Continuous improvement should begin immediately after stabilization. Hypercare findings, audit observations, user feedback, and reporting gaps should feed a governed enhancement backlog. This is where workflow automation, analytics, and business intelligence can be expanded responsibly. Future trends point toward more event-driven finance operations, stronger API ecosystems, broader use of AI for anomaly detection and documentation support, and tighter integration between ERP, identity and access management, and compliance monitoring.

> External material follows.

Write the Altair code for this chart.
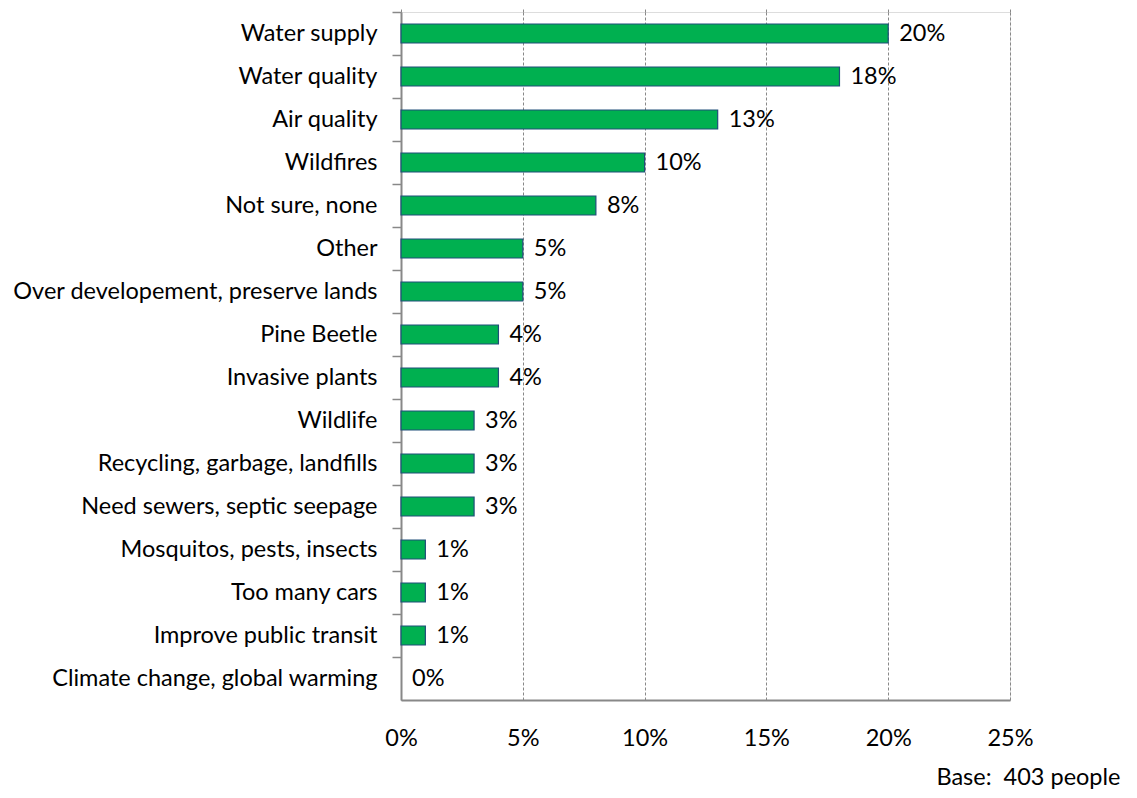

Executive recommendations are straightforward: standardize where possible, govern exceptions tightly, design integrations as products, treat data ownership as a control function, and align cloud operations with finance criticality from day one.
Executive Conclusion
Finance ERP rollout planning is ultimately an enterprise governance exercise expressed through process, data, and architecture. Treasury, accounting, and compliance alignment cannot be achieved by configuration alone. It requires disciplined discovery, explicit control design, pragmatic standardization, API-first integration, governed data migration, realistic testing, and a go-live model that protects business continuity. Odoo can support this effectively when the implementation is led by business priorities and supported by a delivery model that respects both operational detail and executive accountability.
For CIOs, finance leaders, ERP partners, and transformation teams, the most durable outcome is not simply a new ERP environment. It is a finance operating model that is more visible, more controlled, and easier to scale across entities, geographies, and future change. That is the standard rollout plans should be designed to meet.